* [Given request]: Will you write out the data exactly, excluding every picture?

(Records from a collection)
-*-

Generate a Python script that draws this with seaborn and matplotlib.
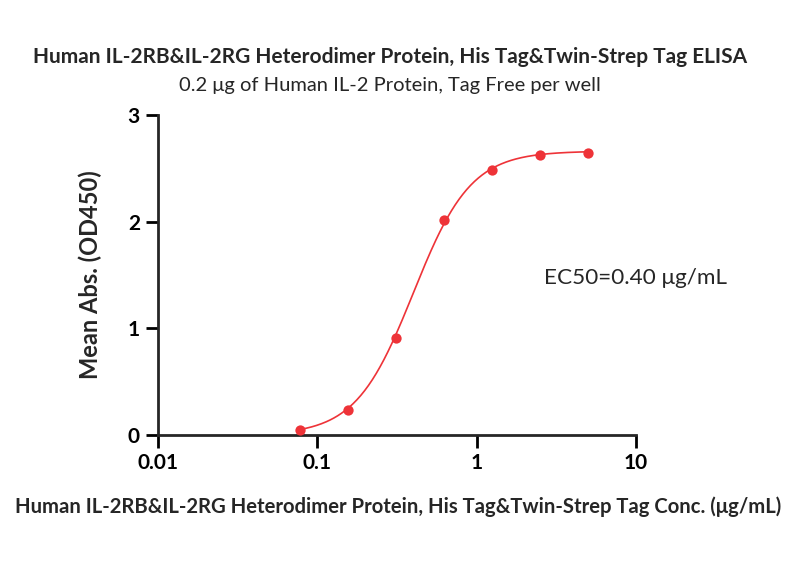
#!/usr/bin/env python3
# -*- coding: utf-8 -*-

#::: plotting settings
import seaborn as sns

sns.set_theme(context='paper', style='ticks')

#::: modules
import numpy as np
import pandas as pd
import matplotlib.pyplot as plt

plt.rcParams['font.family'] = ['Lato', 'DejaVu Sans']

###############################################################################
#::: data
###############################################################################
conc = [0.078, 0.156, 0.3125, 0.625, 1.25, 2.5, 5.0]          # ug/mL
od450 = [0.05, 0.23, 0.91, 2.01, 2.48, 2.62, 2.64]             # mean abs

# 4PL fit parameters
fit_bottom = 0.0
fit_top = 2.66
fit_ec50 = 0.40
fit_hill = 2.4

xticks = [0.01, 0.1, 1, 10]
xticklabels = ['0.01', '0.1', '1', '10']
yticks = [0, 1, 2, 3]

title = 'Human IL-2RB&IL-2RG Heterodimer Protein, His Tag&Twin-Strep Tag ELISA'
subtitle = '0.2 \u03bcg of Human IL-2 Protein, Tag Free per well'
xlabel = 'Human IL-2RB&IL-2RG Heterodimer Protein, His Tag&Twin-Strep Tag Conc. (\u03bcg/mL)'
ylabel = 'Mean Abs. (OD450)'
ec50_label = 'EC50=0.40 \u03bcg/mL'

red = '#EE3338'

###############################################################################
#::: fit curve
###############################################################################
xfit = np.logspace(np.log10(conc[0]), np.log10(conc[-1]), 300)
yfit = fit_bottom + (fit_top - fit_bottom) / (1 + (fit_ec50 / xfit) ** fit_hill)
df = pd.DataFrame({'conc': conc, 'od': od450})
dfit = pd.DataFrame({'conc': xfit, 'od': yfit})

###############################################################################
#::: plot
###############################################################################
fig = plt.figure(figsize=(8, 5.8), dpi=100)
ax = fig.add_axes([0.1975, 0.25, 0.5975, 0.552])

sns.lineplot(data=dfit, x='conc', y='od', color=red, lw=1.2, ax=ax)
sns.scatterplot(data=df, x='conc', y='od', color=red, s=55, edgecolor=red, linewidth=0, ax=ax, zorder=3)

ax.set_xscale('log')
ax.set_xlim(0.01, 10)
ax.set_ylim(0, 3)
ax.set_xticks(xticks)
ax.set_xticklabels(xticklabels)
ax.xaxis.set_minor_locator(plt.NullLocator())
ax.set_yticks(yticks)
ax.tick_params(axis='both', which='major', direction='out', length=9, width=2,
               labelsize=15, pad=4, colors='black')
for lab in ax.get_xticklabels() + ax.get_yticklabels():
    lab.set_fontweight('bold')
for side in ['left', 'bottom']:
    ax.spines[side].set_linewidth(2)
sns.despine(ax=ax)
for sp in ax.spines.values():
    sp.set_clip_on(False)

ax.set_xlabel('')
ax.set_ylabel(ylabel, fontsize=17, fontweight='bold')
ax.yaxis.set_label_coords(-0.118, 0.5)

fig.text(0.4875, 0.902, title, ha='center', va='center', fontsize=15, fontweight='bold')
fig.text(0.4875, 0.853, subtitle, ha='center', va='center', fontsize=14.5)
fig.text(0.4975, 0.126, xlabel, ha='center', va='center', fontsize=14.6, fontweight='bold')
ax.text(9.86, 1.47, ec50_label, ha='center', va='center', fontsize=16.2)

plt.savefig('out.png', dpi=100)
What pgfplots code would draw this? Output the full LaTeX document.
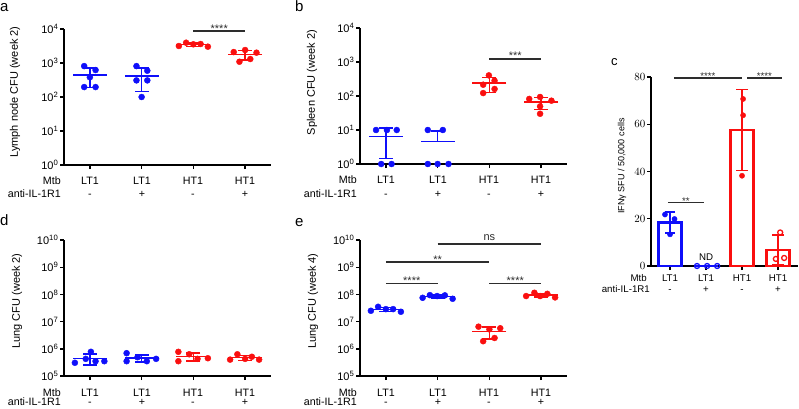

-*-

* [Solution for this exercise]:
Generate a Python script that draws this with seaborn and matplotlib.
#!/usr/bin/env python3
# -*- coding: utf-8 -*-

#::: plotting settings
import seaborn as sns

sns.set_theme(context='paper', style='ticks')

#::: modules
import numpy as np
import pandas as pd
import matplotlib.pyplot as plt

plt.rcParams['font.family'] = ['Lato', 'DejaVu Sans']

###############################################################################
#::: data
###############################################################################
conc = [0.078, 0.156, 0.3125, 0.625, 1.25, 2.5, 5.0]          # ug/mL
od450 = [0.05, 0.23, 0.91, 2.01, 2.48, 2.62, 2.64]             # mean abs

# 4PL fit parameters
fit_bottom = 0.0
fit_top = 2.66
fit_ec50 = 0.40
fit_hill = 2.4

xticks = [0.01, 0.1, 1, 10]
xticklabels = ['0.01', '0.1', '1', '10']
yticks = [0, 1, 2, 3]

title = 'Human IL-2RB&IL-2RG Heterodimer Protein, His Tag&Twin-Strep Tag ELISA'
subtitle = '0.2 \u03bcg of Human IL-2 Protein, Tag Free per well'
xlabel = 'Human IL-2RB&IL-2RG Heterodimer Protein, His Tag&Twin-Strep Tag Conc. (\u03bcg/mL)'
ylabel = 'Mean Abs. (OD450)'
ec50_label = 'EC50=0.40 \u03bcg/mL'

red = '#EE3338'

###############################################################################
#::: fit curve
###############################################################################
xfit = np.logspace(np.log10(conc[0]), np.log10(conc[-1]), 300)
yfit = fit_bottom + (fit_top - fit_bottom) / (1 + (fit_ec50 / xfit) ** fit_hill)
df = pd.DataFrame({'conc': conc, 'od': od450})
dfit = pd.DataFrame({'conc': xfit, 'od': yfit})

###############################################################################
#::: plot
###############################################################################
fig = plt.figure(figsize=(8, 5.8), dpi=100)
ax = fig.add_axes([0.1975, 0.25, 0.5975, 0.552])

sns.lineplot(data=dfit, x='conc', y='od', color=red, lw=1.2, ax=ax)
sns.scatterplot(data=df, x='conc', y='od', color=red, s=55, edgecolor=red, linewidth=0, ax=ax, zorder=3)

ax.set_xscale('log')
ax.set_xlim(0.01, 10)
ax.set_ylim(0, 3)
ax.set_xticks(xticks)
ax.set_xticklabels(xticklabels)
ax.xaxis.set_minor_locator(plt.NullLocator())
ax.set_yticks(yticks)
ax.tick_params(axis='both', which='major', direction='out', length=9, width=2,
               labelsize=15, pad=4, colors='black')
for lab in ax.get_xticklabels() + ax.get_yticklabels():
    lab.set_fontweight('bold')
for side in ['left', 'bottom']:
    ax.spines[side].set_linewidth(2)
sns.despine(ax=ax)
for sp in ax.spines.values():
    sp.set_clip_on(False)

ax.set_xlabel('')
ax.set_ylabel(ylabel, fontsize=17, fontweight='bold')
ax.yaxis.set_label_coords(-0.118, 0.5)

fig.text(0.4875, 0.902, title, ha='center', va='center', fontsize=15, fontweight='bold')
fig.text(0.4875, 0.853, subtitle, ha='center', va='center', fontsize=14.5)
fig.text(0.4975, 0.126, xlabel, ha='center', va='center', fontsize=14.6, fontweight='bold')
ax.text(9.86, 1.47, ec50_label, ha='center', va='center', fontsize=16.2)

plt.savefig('out.png', dpi=100)
What pgfplots code would draw this? Output the full LaTeX document.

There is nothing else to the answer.